中学生は、がんを告知される権利があるのか―。1月6日、こんな重いテーマの討論に東京・杉並区立和田中学校3年の生徒約100人が挑んだ。ゲスト講師にはジャーナリストの田原総一朗氏、子宮頸がん経験者の阿南里恵氏が招かれ、がん患者団体のNPO法人キャンサーネットジャパン(CNJ)も授業に協力した。
討論会場となった体育館には保護者や地域の人々も集まり、生徒たちの意見に聞き入っていた。保護者からは「中学生にがんの告知をするなんて考えられなかったが、授業を見て気持ちが変わってきました」との声も。
この討論は、杉並区立和田中学校がネットワーク型授業として提唱している「よのなか科NEXT」の授業として行われたもの。同校校長の代田昭久氏によれば「よのなか科NEXT」では、これまでも尊厳死や出生前診断など、生と死をめぐる問題を取り扱ってきたという。
今回、がん告知をテーマにしたのは、2人の妻を乳がんで亡くした田原総一朗氏をゲスト講師に招いたことがきっかけだったが、「がん告知の問題を通して、1回きりしかない人生をどのように生きるのか、子どもたちに考えてほしかった」と、代田氏は授業の狙いを話す。
生徒のがん告知に対する認識を把握するために、事前に「お父さんががんになったら告知しますか」という質問を投げ掛けたところ、ほとんど全員の生徒が「告知する」と答えたという。そこで、授業では告知の是非ではなく方法論に踏み込んで討論することになった。
子どもに真実を告げないのは、親の愛かエゴか
授業の前半では、代田氏が日本では15歳以下の子どもへの告知は明確な基準がなく、医師や病院の判断に委ねられている現状を説明した上で「告知されるのであれば、どのような方法がよいか」と2つの案(A案:直接本人にがんを告知すべきである、B案:保護者に告知し判断を委ねるべきである)を示した。
生徒だけでなく、授業に参加した保護者らにもいずれかを選択してもらったところ、生徒ではA案を選んだ人が多く、保護者らではB案を選んだ人が多かったのが印象的だった。
生徒たちと熱く討論する司会の田原氏。「事実を客観的に伝えられる医師から告知を受けたい」と主張する生徒に「大人でもがっくりすることがあるけど、本当に医師から聞けるか、大丈夫か」と問いただす場面も。
その後、田原氏を司会に、A案派、B 案派(それぞれ、生徒代表3人とCNJのスタッフ1人で構成)に分かれて、田原氏の看板番組である「朝まで生テレビ」さながらの討論が始まった。
まずA案派に加わったCNJの川上祥子氏が「未成年であってもがんであることを知り、どのように生きたいのかを考える権利がある」と口火を切ると、司会の田原氏はB案に賛成する生徒たちに意見を求めた。
B案派の生徒の1人が「よく知らない医師からではなく、自分の性格をよく知っている親から言われたい」と答えると、田原氏は「親がうそをついたら、どうする?」と切り返した。
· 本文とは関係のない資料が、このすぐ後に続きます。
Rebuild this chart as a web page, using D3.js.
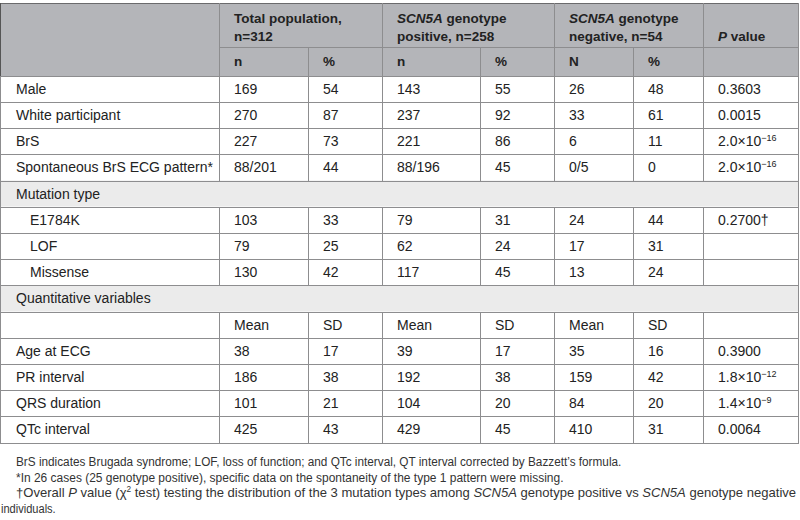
<!DOCTYPE html>
<html><head><meta charset="utf-8">
<script src="https://cdn.jsdelivr.net/npm/d3@7"></script>
<style>
html,body{margin:0;padding:0;background:#fff;}
svg{display:block;font-family:"Liberation Sans",Arial,sans-serif;}
</style></head>
<body>
<svg id="t" width="800" height="520"></svg>
<script>
// ---------- data ----------
const groupHeaders = [
  [{t:"Total population,"},{t:"n=312"}],
  [{t:"SCN5A",i:true,s:" genotype"},{t:"positive, n=258"}],
  [{t:"SCN5A",i:true,s:" genotype"},{t:"negative, n=54"}]
];
const subHeaders = ["n","%","n","%","N","%"];
const binaryLabels = ["Male","White participant","BrS","Spontaneous BrS ECG pattern*"];
const binaryTotalN = ["169","270","227","88/201"];
const binaryTotalPct = ["54","87","73","44"];
const binaryPosN = ["143","237","221","88/196"];
const binaryPosPct = ["55","92","86","45"];
const binaryNegN = ["26","33","6","0/5"];
const binaryNegPct = ["48","61","11","0"];
const binaryP = ["0.3603","0.0015","2.0×10^−16","2.0×10^−16"];

const mutationLabels = ["E1784K","LOF","Missense"];
const mutTotalN = ["103","79","130"];
const mutTotalPct = ["33","25","42"];
const mutPosN = ["79","62","117"];
const mutPosPct = ["31","24","45"];
const mutNegN = ["24","17","13"];
const mutNegPct = ["44","31","24"];
const mutP = ["0.2700†","",""];

const quantSubHeaders = ["Mean","SD","Mean","SD","Mean","SD"];
const quantLabels = ["Age at ECG","PR interval","QRS duration","QTc interval"];
const quantTotalMean = ["38","186","101","425"];
const quantTotalSD = ["17","38","21","43"];
const quantPosMean = ["39","192","104","429"];
const quantPosSD = ["17","38","20","45"];
const quantNegMean = ["35","159","84","410"];
const quantNegSD = ["16","42","20","31"];
const quantP = ["0.3900","1.8×10^−12","1.4×10^−9","0.0064"];

const sectionTitles = ["Mutation type","Quantitative variables"];
const footnotes = [
  [{t:"BrS indicates Brugada syndrome; LOF, loss of function; and QTc interval, QT interval corrected by Bazzett’s formula."}],
  [{t:"*In 26 cases (25 genotype positive), specific data on the spontaneity of the type 1 pattern were missing."}],
  [{t:"†Overall "},{t:"P",i:true},{t:" value (χ"},{t:"2",sup:true},{t:" test) testing the distribution of the 3 mutation types among "},{t:"SCN5A",i:true},{t:" genotype positive vs "},{t:"SCN5A",i:true},{t:" genotype negative"}],
  [{t:"individuals."}]
];

// ---------- layout ----------
const svg = d3.select("#t");
const colEdges = [0,219,308,382,480,554,633,703,799];
const x = d3.scaleOrdinal().domain(d3.range(8)).range(colEdges.slice(0,8));
const rowHeights = [44,29,26,26,26,26.5,26,26,26.5,26,26.5,26,26,26.5,26,26.5];
const rowTops = [3];
rowHeights.forEach((h,i)=>rowTops.push(rowTops[i]+h));
const y = i => rowTops[i];
const tableRight = colEdges[8];
const headBg = "#b4b5b9", secBg = "#ebebeb", lineC = "#8d8d8f", txt = "#222";
const pad = 15;

// build row specs
const rows = [];
rows.push({type:"h1"});
rows.push({type:"h2", cells:subHeaders});
binaryLabels.forEach((l,i)=>rows.push({type:"data",label:l,cells:[binaryTotalN[i],binaryTotalPct[i],binaryPosN[i],binaryPosPct[i],binaryNegN[i],binaryNegPct[i],binaryP[i]]}));
rows.push({type:"sec",label:sectionTitles[0]});
mutationLabels.forEach((l,i)=>rows.push({type:"data",indent:true,label:l,cells:[mutTotalN[i],mutTotalPct[i],mutPosN[i],mutPosPct[i],mutNegN[i],mutNegPct[i],mutP[i]]}));
rows.push({type:"sec",label:sectionTitles[1]});
rows.push({type:"data",label:"",cells:quantSubHeaders.concat([""])});
quantLabels.forEach((l,i)=>rows.push({type:"data",label:l,cells:[quantTotalMean[i],quantTotalSD[i],quantPosMean[i],quantPosSD[i],quantNegMean[i],quantNegSD[i],quantP[i]]}));

// backgrounds
svg.append("rect").attr("x",0).attr("y",y(0)).attr("width",tableRight).attr("height",y(2)-y(0)).attr("fill",headBg);
rows.forEach((r,i)=>{
  if(r.type==="sec") svg.append("rect").attr("x",0).attr("y",y(i)).attr("width",tableRight).attr("height",y(i+1)-y(i)).attr("fill",secBg);
});

const g = svg.append("g").attr("fill",txt).attr("font-size",14);

function writeValue(sel, v){
  if(v.includes("^")){
    const [base,exp] = v.split("^");
    sel.append("tspan").text(base);
    sel.append("tspan").attr("font-size",9).attr("dy",-5).text(exp);
  } else sel.text(v);
}

// header row 1
groupHeaders.forEach((gh,k)=>{
  const cx = x(1+2*k)+pad;
  gh.forEach((line,j)=>{
    const te = g.append("text").attr("x",cx).attr("y",y(0)+20+j*18).attr("font-weight","bold").attr("font-size",13.5);
    te.append("tspan").attr("font-style",line.i?"italic":null).text(line.t);
    if(line.s) te.append("tspan").text(line.s);
  });
});
{
  const te = g.append("text").attr("x",x(7)+pad).attr("y",y(0)+37.5).attr("font-weight","bold").attr("font-size",13.5);
  te.append("tspan").attr("font-style","italic").text("P");
  te.append("tspan").text(" value");
}
// header row 2
subHeaders.forEach((s,k)=>{
  g.append("text").attr("x",x(1+k)+pad).attr("y",(y(1)+y(2))/2+4.5).attr("font-weight","bold").attr("font-size",13.5).text(s);
});

// body
rows.forEach((r,i)=>{
  const cy = (y(i)+y(i+1))/2+5;
  if(r.type==="sec"){
    g.append("text").attr("x",16).attr("y",cy).text(r.label);
  } else if(r.type==="data"){
    g.append("text").attr("x",r.indent?30:16).attr("y",cy).text(r.label);
    r.cells.forEach((c,k)=>{
      const te = g.append("text").attr("x",x(1+k)+pad).attr("y",cy);
      writeValue(te,c);
    });
  }
});

// grid lines
const lines = svg.append("g").attr("stroke",lineC).attr("stroke-width",1).attr("shape-rendering","crispEdges");
rows.forEach((r,i)=>{
  if(i===0){
    lines.append("line").attr("x1",colEdges[1]).attr("x2",tableRight).attr("y1",y(1)+0.5).attr("y2",y(1)+0.5);
  } else {
    lines.append("line").attr("x1",0).attr("x2",tableRight).attr("y1",y(i+1)+0.5).attr("y2",y(i+1)+0.5);
  }
});
lines.append("line").attr("x1",0).attr("x2",tableRight).attr("y1",y(0)+0.5).attr("y2",y(0)+0.5).attr("stroke","#6a6a6c").attr("stroke-width",1.5);
lines.append("line").attr("x1",0).attr("x2",tableRight).attr("y1",y(2)+0.5).attr("y2",y(2)+0.5);
rows.forEach((r,i)=>{
  if(r.type==="sec") return;
  const edges = r.type==="h1" ? [0,1,3,5,7,8] : [0,1,2,3,4,5,6,7,8];
  edges.forEach(e=>{
    const xx = e===8? tableRight-0.5 : colEdges[e]+0.5;
    lines.append("line").attr("x1",xx).attr("x2",xx).attr("y1",y(i)).attr("y2",y(i+1)+1);
  });
});
rows.forEach((r,i)=>{
  if(r.type!=="sec") return;
  [0.5,tableRight-0.5].forEach(xx=>lines.append("line").attr("x1",xx).attr("x2",xx).attr("y1",y(i)).attr("y2",y(i+1)+1));
});
lines.append("line").attr("x1",0.5).attr("x2",0.5).attr("y1",y(0)).attr("y2",y(2)).attr("stroke","#555");

// footnotes
const fnBase = [466,481.5,497,512.5];
const fnX = [16,16,16,1];
const fnW = [606,548,781,null];
const fg = svg.append("g").attr("fill","#333").attr("font-size",13.5);
footnotes.forEach((parts,i)=>{
  const te = fg.append("text").attr("x",0).attr("y",0);
  parts.forEach(p=>{
    const ts = te.append("tspan").text(p.t);
    if(p.i) ts.attr("font-style","italic");
    if(p.sup){ ts.attr("font-size",8.5).attr("dy",-5); }
  });
  parts.forEach((p,k)=>{ if(p.sup){ const nxt = te.selectAll("tspan").nodes()[k+1]; if(nxt) d3.select(nxt).attr("dy",5);} });
  const w = te.node().getComputedTextLength();
  const target = fnW[i] || w*0.82;
  te.attr("transform",`translate(${fnX[i]},${fnBase[i]}) scale(${target/w},1)`);
});
</script>
</body></html>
「うそを言われたとしても、それは親の愛」「子どもによっては、ショックを受けて生きる気力をなくしてしまうこともある。親だからこそ、その子どもに合わせた判断ができる」と主張する生徒がいる一方で、A案派からは、「子どもに真実を言わないのは、親の愛ではなくエゴだ」「親は自分が傷付きたくないだけなのでは。真実は真実として伝えるべき」といった厳しい意見も相次いだ。
正解がない議論の中で、生徒たちは「命は誰のものか」という本質的な問題に向き合うことになった。そして、告知することを前提に討論してきた生徒たちは、議論を深める中で、人間には「知る権利」と同時に「知りたくない権利」があることも知った。